So the conference that I am going to present a paper is going to publish a book of abstracts. Is this considered the proceedings of the conference? Or can I still grab my paper and send to a peer reviewed publication?

My field is management / social sciences.

  • 4
    Please add the field you are in. In chemistry for example an entry in a book of abstract or proceedings is basically worthless and it's completely normal to publish a much more elaborate version of the topic in a peer reviwed journal.
    – user64845
    May 29, 2018 at 9:26
  • Oh I am sorry, my field is management / social sciences. So, if I have an entry in the book of abstracts, it is still ok (there is no conflict) by trying to have it published in a peer reviewed journal?
    – Surveil
    May 29, 2018 at 9:33
  • In Social Sciences, conference "papers" are more like "talks" and are less like "publications". You'd be mad to do the work of getting a talk together and not publish it elsewhere. No conflict whatsoever, what you propose is the normal pathway. Nov 10, 2019 at 6:33

4 Answers 4


You can still send it to a peer reviewed publication, and should. Conferences in my field (planning) are often used as a mechanism to obtain feedback on a draft paper. I'm aware of no example where 'conference proceedings' count against re-publication. My whole department submits papers for presentation to the Transportation Research Board (TRB), which then creates a compedium of the whole paper, and distributes it by CD. This is not considered publication, and most/many of the papers submitted to TRB are then revamped and published elsewhere. (TRB does cream off a limited number of papers to be published, formally, in the Transportation Research Record).


If you read the rules of the journals, you will see that there is actually a generally accepted rule. That rule is:

Your submitted journal paper should include at least 25% new material from the conference paper

So, you should not simply republish the same paper, rather you should add something to it.

The logic goes like this: You have a well thought out idea. You write it up and present it at a conference. During the conference, you get a discussion going about your paper and workout some details that you might not have considered originally. Then you go back, add (or clarify) a little bit (25%) and then publish it as a journal article.

This is extremely common in business management.


Someone from your specific field should confirm this, but in general, submitting to a journal should not be a problem. However, do not use the same title, so that indexing/search issues don't crop up later. Similarly, you may like to modify the abstract a bit so that the two are not identical (which they shouldn't be anyway, the journal paper would typically be an extended/more detailed study).

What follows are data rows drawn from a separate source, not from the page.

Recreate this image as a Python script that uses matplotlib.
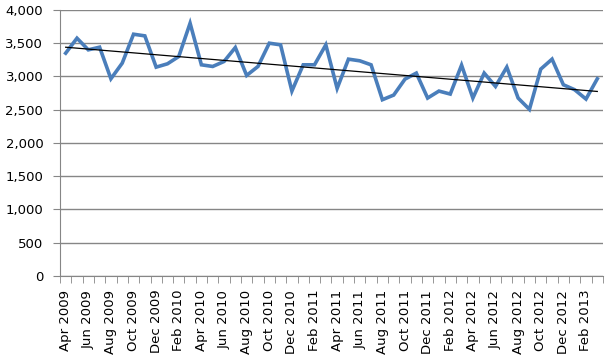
import numpy as np
import matplotlib
matplotlib.use('Agg')
import matplotlib.pyplot as plt
from matplotlib.ticker import FuncFormatter

# Monthly values, Apr 2009 .. Mar 2013
months = ['Apr', 'May', 'Jun', 'Jul', 'Aug', 'Sep', 'Oct', 'Nov', 'Dec',
          'Jan', 'Feb', 'Mar'] * 4
years = [2009] * 9 + [2010] * 12 + [2011] * 12 + [2012] * 12 + [2013] * 3
labels = [f'{m} {y}' for m, y in zip(months, years)]

values = [3350, 3575, 3400, 3440, 2965, 3200, 3635, 3610, 3140,
          3190, 3300, 3800, 3175, 3150, 3225, 3435, 3015, 3150, 3500, 3475, 2780,
          3175, 3175, 3475, 2820, 3260, 3235, 3175, 2650, 2720, 2960, 3050, 2675,
          2780, 2735, 3170, 2675, 3050, 2850, 3140, 2675, 2505, 3110, 3260, 2875,
          2800, 2660, 2965]

x = np.arange(len(values))
slope, intercept = np.polyfit(x, values, 1)

fig = plt.figure(figsize=(6.08, 3.61), dpi=100)
ax = fig.add_axes([0.0987, 0.2355, 0.893, 0.737])

ax.plot(x, values, color='#4A7EBB', linewidth=2.6, solid_joinstyle='miter', zorder=3)
ax.plot(x, slope * x + intercept, color='black', linewidth=0.9, zorder=4)

ax.set_xlim(-0.5, len(values) - 0.5)
ax.set_ylim(0, 4000)
ax.set_yticks(np.arange(0, 4001, 500))
ax.yaxis.set_major_formatter(FuncFormatter(lambda v, p: f'{int(v):,}'))
ax.grid(axis='y', color='#868686', linewidth=1.0)
ax.set_axisbelow(True)

ax.set_xticks(x[::2])
ax.set_xticklabels(labels[::2], rotation=90)
ax.set_xticks(np.arange(-0.5, len(values)), minor=True)
ax.tick_params(axis='x', which='major', length=0, pad=10, labelsize=9.5)
ax.tick_params(axis='x', which='minor', length=5, color='#868686', direction='out')
ax.tick_params(axis='y', length=5, color='#868686', labelsize=9.5, pad=7)

for s in ['top', 'right']:
    ax.spines[s].set_visible(False)
for s in ['left', 'bottom']:
    ax.spines[s].set_color('#868686')

fig.savefig('out.png', dpi=100)
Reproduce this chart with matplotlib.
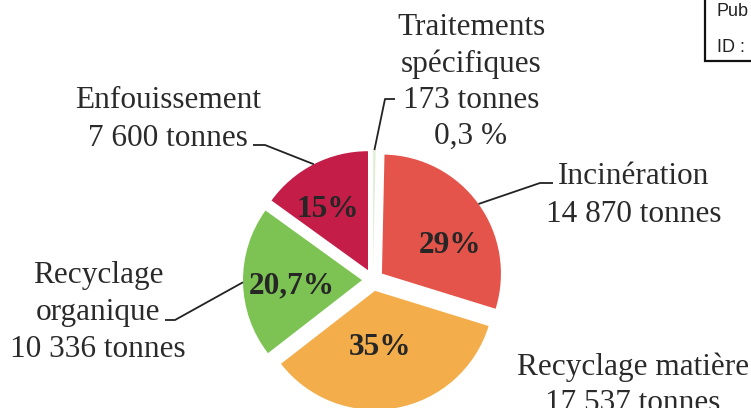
import numpy as np
import matplotlib
matplotlib.use("Agg")
import matplotlib.pyplot as plt
from matplotlib.patches import Rectangle

# data (tonnes per treatment)
categories = ["Traitements spécifiques", "Incinération", "Recyclage matière",
              "Recyclage organique", "Enfouissement"]
tonnes = [173, 14870, 17537, 10336, 7600]
tonnes_txt = ["173 tonnes", "14 870 tonnes", "17 537 tonnes",
              "10 336 tonnes", "7 600 tonnes"]
pct_txt = ["0,3 %", "29%", "35%", "20,7%", "15%"]
colors = ["#dfeed5", "#e4544a", "#f3ae4b", "#7dc354", "#c41e48"]

W, H = 751, 408
fig = plt.figure(figsize=(W / 100, H / 100), dpi=100)
ax = fig.add_axes([0, 0, 1, 1])

# axes in pixel units, y pointing down -> startangle -90 / counterclock = clockwise from top on screen
# (explode is in data units here, i.e. pixels)
wedges, _ = ax.pie(tonnes, colors=colors, explode=[11] * 5, startangle=-90,
                   counterclock=True, center=(373, 280), radius=119,
                   wedgeprops=dict(linewidth=0))
ax.set_aspect("equal")
ax.set_xlim(0, W)
ax.set_ylim(H, 0)
ax.axis("off")

serif = "Liberation Serif"
tcol = "#2a2a2a"


def edge_point(w):
    a = np.deg2rad((w.theta1 + w.theta2) / 2)
    return w.center[0] + w.r * np.cos(a), w.center[1] + w.r * np.sin(a)


# outside labels: (lines, center x, baselines)
labels = [
    (["Traitements", "spécifiques", tonnes_txt[0], pct_txt[0]], 471, [35, 72, 108, 144]),
    (["Incinération", tonnes_txt[1]], 634, [184, 222]),
    (["Recyclage matière", tonnes_txt[2]], 633, [375, 411]),
    (["Recyclage", "organique", tonnes_txt[3]], 98, [283, 320, 357]),
    (["Enfouissement", tonnes_txt[4]], 168, [108, 146]),
]
for lines, cx, bls in labels:
    for s, b in zip(lines, bls):
        ax.text(cx, b, s, ha="center", va="baseline", fontsize=22.5,
                family=serif, color=tcol)

# leader lines: (wedge index, elbow, end of short horizontal)
leaders = [
    (0, (385, 99), (395, 99)),
    (1, (540, 183), (553, 183)),
    (3, (175, 320), (165, 320)),
    (4, (265, 145), (253, 145)),
]
for i, elbow, end in leaders:
    px, py = edge_point(wedges[i])
    ax.plot([px, elbow[0], end[0]], [py, elbow[1], end[1]],
            color="#222222", lw=1.3, solid_capstyle="butt")

# percentages inside slices
inner = [(1, 450, 253), (2, 380, 355), (3, 292, 293), (4, 328, 217)]
for i, x, y in inner:
    ax.text(x, y, pct_txt[i], ha="center", va="baseline", fontsize=22.5,
            fontweight="bold", family=serif, color="#262626")

# stamp box in the top right corner
ax.add_patch(Rectangle((705, -10), 80, 71, fill=False, lw=1.6, ec="#111111"))
ax.text(717, 11, "Pub", fontsize=13, family="Liberation Sans", va="center", color="#222222")
ax.text(717, 48, "ID :", fontsize=13, family="Liberation Sans", va="center", color="#222222")

fig.savefig("out.png", dpi=100, facecolor="white")
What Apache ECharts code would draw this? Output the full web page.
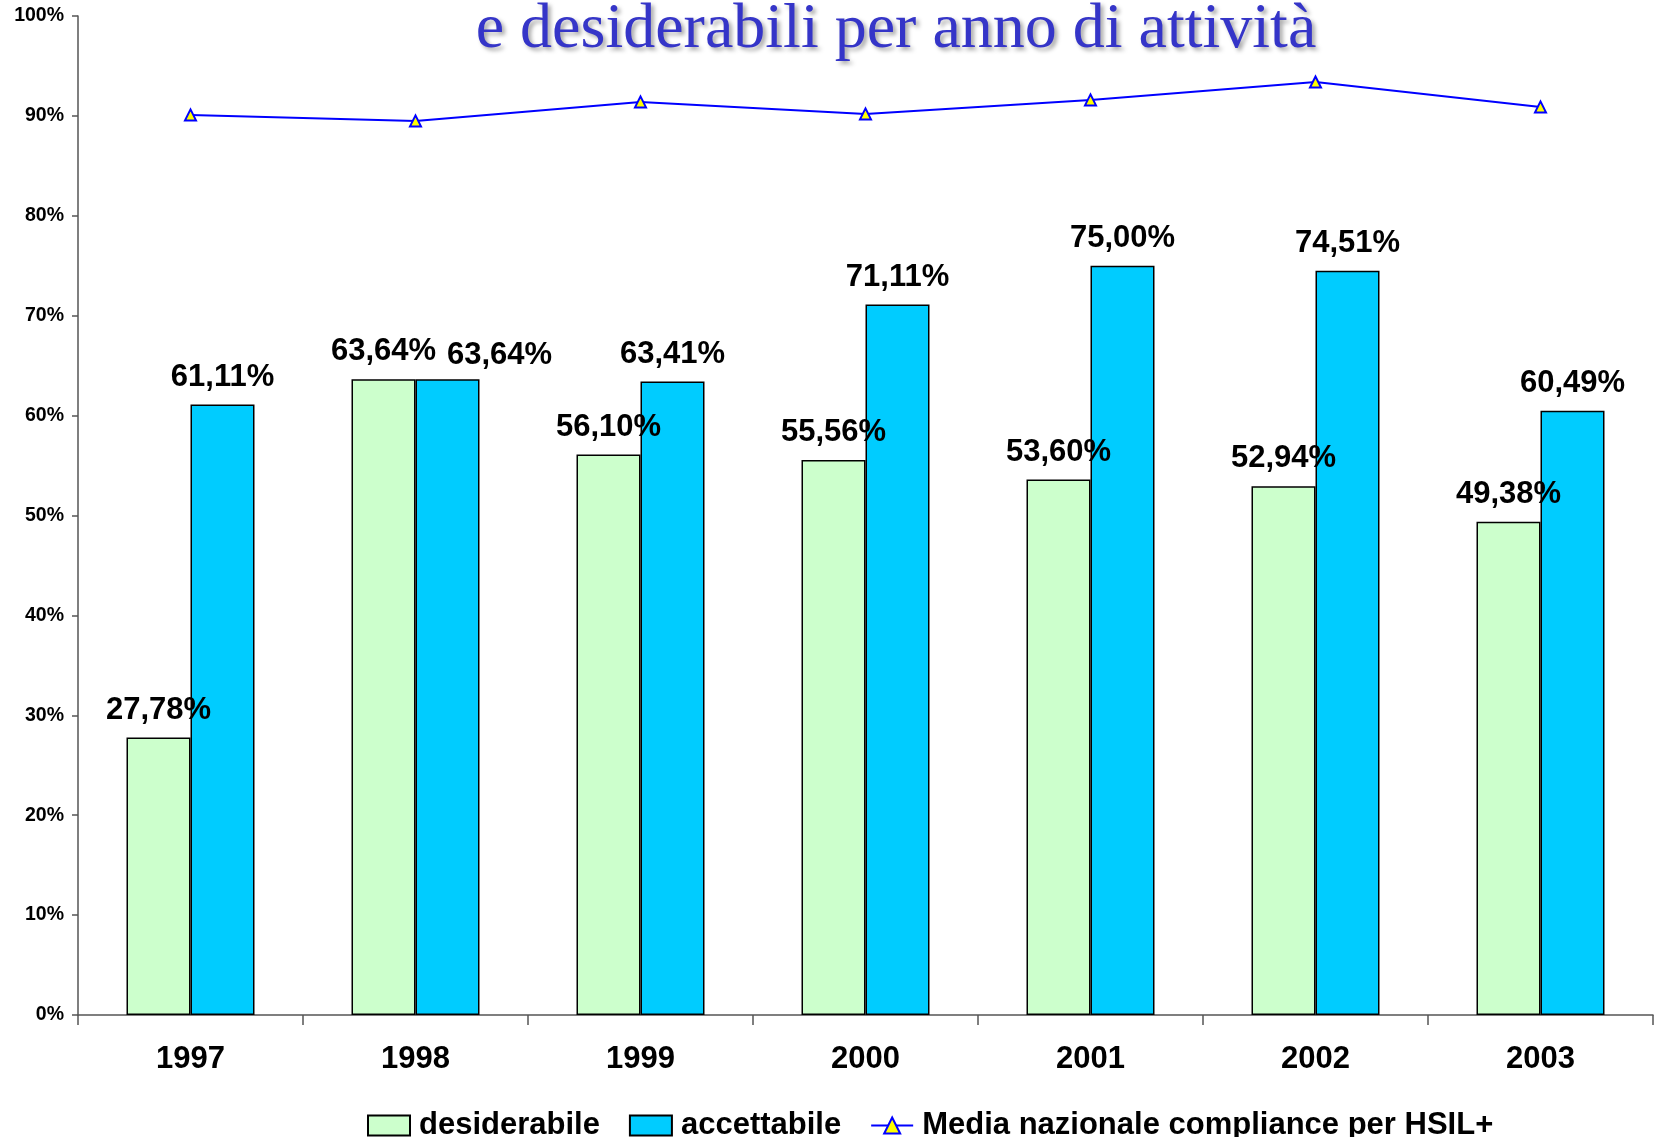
<!DOCTYPE html>
<html>
<head>
<meta charset="utf-8">
<script src="https://cdn.jsdelivr.net/npm/echarts@6/dist/echarts.min.js"></script>
<style>html,body{margin:0;padding:0;background:#fff}#c{width:1658px;height:1137px}</style>
</head>
<body>
<div id="c"></div>
<script>
const titleText = 'e desiderabili per anno di attività';
const years = ['1997','1998','1999','2000','2001','2002','2003'];
const desiderabile = [27.78, 63.64, 56.10, 55.56, 53.60, 52.94, 49.38];
const accettabile = [61.11, 63.64, 63.41, 71.11, 75.00, 74.51, 60.49];
const mediaNazionale = [90.1, 89.5, 91.4, 90.2, 91.6, 93.4, 90.9];
const seriesNames = ['desiderabile', 'accettabile', 'Media nazionale compliance per HSIL+'];

const fmt = v => v.toFixed(2).replace('.', ',') + '%';
const labelStyle = {show: true, position: 'top', distance: 12, fontFamily: 'Liberation Sans, Arial', fontWeight: 'bold', fontSize: 31, color: '#000', formatter: p => fmt(p.value)};

const chart = echarts.init(document.getElementById('c'));
chart.setOption({
  animation: false,
  backgroundColor: '#fff',
  graphic: [{
    type: 'text',
    style: {
      text: titleText, x: 896, y: 30, align: 'center', verticalAlign: 'middle',
      font: '64px "Liberation Serif", "Times New Roman", serif',
      fill: '#3535c8', textShadowColor: 'rgba(0,0,0,0.35)', textShadowBlur: 4,
      textShadowOffsetX: 3, textShadowOffsetY: 3
    }
  }],
  grid: {left: 78, right: 5, top: 16, bottom: 122, containLabel: false},
  legend: {
    data: seriesNames.map((n, i) => i < 2 ? {name: n, icon: 'rect'} : {name: n}),
    left: 362, top: 1105, itemWidth: 42, itemHeight: 20, itemGap: 29,
    textStyle: {fontFamily: 'Liberation Sans, Arial', fontWeight: 'bold', fontSize: 31, color: '#000', padding: [0, 0, 0, 4]}
  },
  xAxis: {
    type: 'category', data: years, boundaryGap: true,
    axisLine: {lineStyle: {color: '#555', width: 1.5}},
    axisTick: {show: true, length: 10, lineStyle: {color: '#555', width: 1.5}},
    axisLabel: {margin: 29, fontFamily: 'Liberation Sans, Arial', fontWeight: 'bold', fontSize: 31, color: '#000'}
  },
  yAxis: {
    type: 'value', min: 0, max: 100, interval: 10,
    splitLine: {show: false},
    axisLine: {show: true, lineStyle: {color: '#555', width: 1.5}},
    axisTick: {show: true, length: 6, lineStyle: {color: '#555', width: 1.5}},
    axisLabel: {margin: 14, formatter: v => v + '%', fontFamily: 'Liberation Sans, Arial', fontWeight: 'bold', fontSize: 19.5, color: '#000'}
  },
  series: [
    {name: seriesNames[0], type: 'bar', data: desiderabile, barWidth: 64, barGap: '0%',
     itemStyle: {color: '#ccffcc', borderColor: '#000', borderWidth: 1.5}, label: labelStyle},
    {name: seriesNames[1], type: 'bar', data: accettabile.map((v, i) => i === 1 ? {value: v, label: {offset: [52, 4]}} : v), barWidth: 64, barGap: '0%',
     itemStyle: {color: '#00ccff', borderColor: '#000', borderWidth: 1.5}, label: labelStyle},
    {name: seriesNames[2], type: 'line', data: mediaNazionale, symbol: 'triangle', symbolSize: 11,
     lineStyle: {color: '#0000ff', width: 2}, itemStyle: {color: '#ffff00', borderColor: '#0000ff', borderWidth: 2}}
  ]
});
</script>
</body>
</html>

  • There should be no trouble with exactly the same title and abstract if the poster wants. There are no indexing issues as the paper is not yet published. Nov 10, 2019 at 6:32

Social Scientist here.

Presenting at a Social Sciences conference rarely counts as publishing a paper, and when it does, you'll know, as you'll have gone through peer review at that point. This usually happens after the conference and results in an edited volume (so, a book) or a journal special issue. "Conference proceedings" are rare in Social Sciences.

The conference book of abstracts is NOT the conference proceedings, it is just a guide for people who are attending the conference. Your paper is unpublished and you can submit it for publication wherever you like.